* Task statement: Reproduce every entry exactly and leave its pictures out.
## start Dataset extract
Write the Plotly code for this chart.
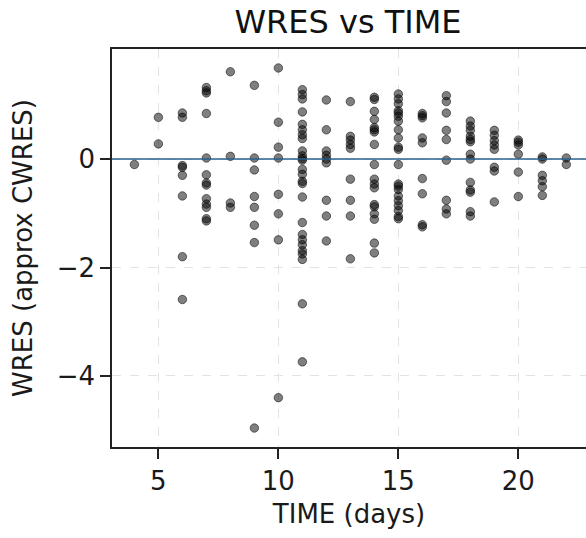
import plotly.graph_objects as go

# Data (TIME in days, WRES values)
t4 = [-0.10]
t5 = [0.77, 0.28]
t6 = [0.85, 0.77, -0.12, -0.15, -0.30, -0.68, -1.80, -2.59]
t7 = [1.32, 1.26, 1.22, 0.84, 0.02, -0.29, -0.44, -0.48, -0.73, -0.83, -0.89, -1.10, -1.14]
t8 = [1.61, 0.05, -0.81, -0.89]
t9 = [1.36, 0.02, -0.20, -0.69, -0.89, -1.22, -1.54, -4.96]
t10 = [1.68, 0.68, 0.22, 0.02, -0.65, -1.01, -1.49, -4.40]
t11 = [1.28, 1.19, 1.11, 0.87, 0.64, 0.54, 0.45, 0.38, 0.15, 0.06, 0.01, -0.02, -0.19, -0.28,
       -0.41, -0.45, -0.70, -1.17, -1.39, -1.49, -1.58, -1.69, -1.75, -1.85, -2.67, -3.74]
t12 = [1.09, 0.54, 0.15, 0.07, 0.00, -0.07, -0.76, -1.05, -1.51]
t13 = [1.06, 0.42, 0.35, 0.27, 0.20, -0.37, -0.76, -1.05, -1.84]
t14 = [1.14, 1.10, 0.88, 0.73, 0.58, 0.54, 0.50, 0.27, -0.10, -0.37, -0.46, -0.53, -0.84, -0.88,
       -1.01, -1.11, -1.55, -1.73]
t15 = [1.20, 1.11, 1.02, 0.89, 0.85, 0.79, 0.70, 0.54, 0.39, 0.22, 0.18, -0.10, -0.46, -0.50,
       -0.56, -0.68, -0.77, -0.86, -0.95, -1.06, -1.10]
t16 = [0.84, 0.80, 0.76, 0.39, 0.30, -0.36, -0.64, -1.21, -1.25]
t17 = [1.17, 1.06, 0.85, 0.53, 0.36, -0.02, -0.76, -0.92, -1.01]
t18 = [0.70, 0.61, 0.53, 0.42, 0.36, 0.32, 0.09, 0.00, -0.43, -0.57, -0.61, -0.97, -1.05]
t19 = [0.53, 0.44, 0.34, 0.26, 0.18, -0.15, -0.22, -0.79]
t20 = [0.35, 0.31, 0.26, 0.09, -0.24, -0.69]
t21 = [0.04, 0.00, -0.30, -0.40, -0.51, -0.67]
t22 = [0.02, -0.10]

groups = {4: t4, 5: t5, 6: t6, 7: t7, 8: t8, 9: t9, 10: t10, 11: t11, 12: t12, 13: t13,
          14: t14, 15: t15, 16: t16, 17: t17, 18: t18, 19: t19, 20: t20, 21: t21, 22: t22}

time_vals = []
wres_vals = []
for t, vals in groups.items():
    for v in vals:
        time_vals.append(t)
        wres_vals.append(v)

x_ticks = [5, 10, 15, 20]
y_ticks = [-4, -2, 0]
y_tick_text = ["\u22124", "\u22122", "0"]

FONT = "DejaVu Sans"
TXT = "#1a1a1a"

fig = go.Figure()
fig.add_trace(go.Scatter(
    x=time_vals, y=wres_vals, mode="markers",
    marker=dict(size=8.5, color="rgba(0,0,0,0.5)",
                line=dict(color="rgba(0,0,0,0.5)", width=1)),
    showlegend=False, hoverinfo="skip",
))
fig.add_hline(y=0, line=dict(color="#27608c", width=1.5))

fig.update_layout(
    width=586, height=538,
    margin=dict(l=112, r=0, t=49, b=91),
    paper_bgcolor="white", plot_bgcolor="white",
    font=dict(family=FONT, color=TXT),
    title=dict(text="WRES vs TIME", x=348 / 586, xanchor="center", y=1 - 22 / 538,
               yanchor="middle", yref="container", font=dict(size=32, family=FONT, color="#111")),
)
fig.update_xaxes(
    range=[3.067, 22.82], tickvals=x_ticks, ticks="outside", ticklen=10, tickwidth=1.5,
    tickcolor="#222", showline=True, mirror=True, linecolor="#222", linewidth=1.5,
    showgrid=True, gridcolor="#e3e3e3", griddash="dash", gridwidth=1,
    zeroline=False, tickfont=dict(size=26, family=FONT, color=TXT),
    title=dict(text="TIME (days)", font=dict(size=26, family=FONT, color=TXT), standoff=10),
)
fig.update_yaxes(
    range=[-5.31, 2.03], tickvals=y_ticks, ticktext=y_tick_text, ticks="outside", ticklen=10,
    tickwidth=1.5, tickcolor="#222", showline=True, mirror=False, linecolor="#222", linewidth=1.5,
    showgrid=True, gridcolor="#e3e3e3", griddash="dash", gridwidth=1,
    zeroline=False, tickfont=dict(size=26, family=FONT, color=TXT),
    title=dict(text="WRES (approx CWRES)", font=dict(size=26, family=FONT, color=TXT), standoff=17),
)

fig.write_html("out.html", config={"displayModeBar": False},
               post_script="document.body.style.margin='0px';document.body.style.overflow='hidden';")
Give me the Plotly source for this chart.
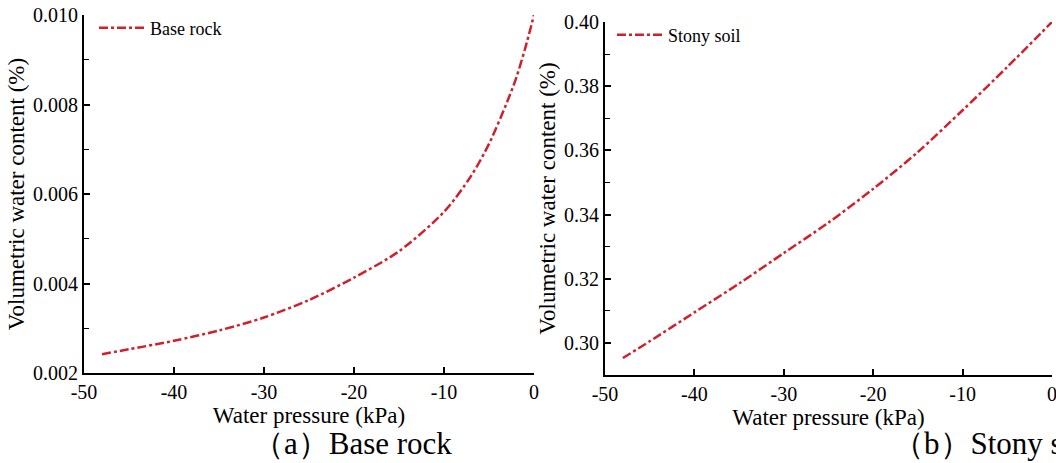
## end Dataset extract
* Output below:
Write the Plotly code for this chart.
import plotly.graph_objects as go

# Data (TIME in days, WRES values)
t4 = [-0.10]
t5 = [0.77, 0.28]
t6 = [0.85, 0.77, -0.12, -0.15, -0.30, -0.68, -1.80, -2.59]
t7 = [1.32, 1.26, 1.22, 0.84, 0.02, -0.29, -0.44, -0.48, -0.73, -0.83, -0.89, -1.10, -1.14]
t8 = [1.61, 0.05, -0.81, -0.89]
t9 = [1.36, 0.02, -0.20, -0.69, -0.89, -1.22, -1.54, -4.96]
t10 = [1.68, 0.68, 0.22, 0.02, -0.65, -1.01, -1.49, -4.40]
t11 = [1.28, 1.19, 1.11, 0.87, 0.64, 0.54, 0.45, 0.38, 0.15, 0.06, 0.01, -0.02, -0.19, -0.28,
       -0.41, -0.45, -0.70, -1.17, -1.39, -1.49, -1.58, -1.69, -1.75, -1.85, -2.67, -3.74]
t12 = [1.09, 0.54, 0.15, 0.07, 0.00, -0.07, -0.76, -1.05, -1.51]
t13 = [1.06, 0.42, 0.35, 0.27, 0.20, -0.37, -0.76, -1.05, -1.84]
t14 = [1.14, 1.10, 0.88, 0.73, 0.58, 0.54, 0.50, 0.27, -0.10, -0.37, -0.46, -0.53, -0.84, -0.88,
       -1.01, -1.11, -1.55, -1.73]
t15 = [1.20, 1.11, 1.02, 0.89, 0.85, 0.79, 0.70, 0.54, 0.39, 0.22, 0.18, -0.10, -0.46, -0.50,
       -0.56, -0.68, -0.77, -0.86, -0.95, -1.06, -1.10]
t16 = [0.84, 0.80, 0.76, 0.39, 0.30, -0.36, -0.64, -1.21, -1.25]
t17 = [1.17, 1.06, 0.85, 0.53, 0.36, -0.02, -0.76, -0.92, -1.01]
t18 = [0.70, 0.61, 0.53, 0.42, 0.36, 0.32, 0.09, 0.00, -0.43, -0.57, -0.61, -0.97, -1.05]
t19 = [0.53, 0.44, 0.34, 0.26, 0.18, -0.15, -0.22, -0.79]
t20 = [0.35, 0.31, 0.26, 0.09, -0.24, -0.69]
t21 = [0.04, 0.00, -0.30, -0.40, -0.51, -0.67]
t22 = [0.02, -0.10]

groups = {4: t4, 5: t5, 6: t6, 7: t7, 8: t8, 9: t9, 10: t10, 11: t11, 12: t12, 13: t13,
          14: t14, 15: t15, 16: t16, 17: t17, 18: t18, 19: t19, 20: t20, 21: t21, 22: t22}

time_vals = []
wres_vals = []
for t, vals in groups.items():
    for v in vals:
        time_vals.append(t)
        wres_vals.append(v)

x_ticks = [5, 10, 15, 20]
y_ticks = [-4, -2, 0]
y_tick_text = ["\u22124", "\u22122", "0"]

FONT = "DejaVu Sans"
TXT = "#1a1a1a"

fig = go.Figure()
fig.add_trace(go.Scatter(
    x=time_vals, y=wres_vals, mode="markers",
    marker=dict(size=8.5, color="rgba(0,0,0,0.5)",
                line=dict(color="rgba(0,0,0,0.5)", width=1)),
    showlegend=False, hoverinfo="skip",
))
fig.add_hline(y=0, line=dict(color="#27608c", width=1.5))

fig.update_layout(
    width=586, height=538,
    margin=dict(l=112, r=0, t=49, b=91),
    paper_bgcolor="white", plot_bgcolor="white",
    font=dict(family=FONT, color=TXT),
    title=dict(text="WRES vs TIME", x=348 / 586, xanchor="center", y=1 - 22 / 538,
               yanchor="middle", yref="container", font=dict(size=32, family=FONT, color="#111")),
)
fig.update_xaxes(
    range=[3.067, 22.82], tickvals=x_ticks, ticks="outside", ticklen=10, tickwidth=1.5,
    tickcolor="#222", showline=True, mirror=True, linecolor="#222", linewidth=1.5,
    showgrid=True, gridcolor="#e3e3e3", griddash="dash", gridwidth=1,
    zeroline=False, tickfont=dict(size=26, family=FONT, color=TXT),
    title=dict(text="TIME (days)", font=dict(size=26, family=FONT, color=TXT), standoff=10),
)
fig.update_yaxes(
    range=[-5.31, 2.03], tickvals=y_ticks, ticktext=y_tick_text, ticks="outside", ticklen=10,
    tickwidth=1.5, tickcolor="#222", showline=True, mirror=False, linecolor="#222", linewidth=1.5,
    showgrid=True, gridcolor="#e3e3e3", griddash="dash", gridwidth=1,
    zeroline=False, tickfont=dict(size=26, family=FONT, color=TXT),
    title=dict(text="WRES (approx CWRES)", font=dict(size=26, family=FONT, color=TXT), standoff=17),
)

fig.write_html("out.html", config={"displayModeBar": False},
               post_script="document.body.style.margin='0px';document.body.style.overflow='hidden';")
Give me the Plotly source for this chart.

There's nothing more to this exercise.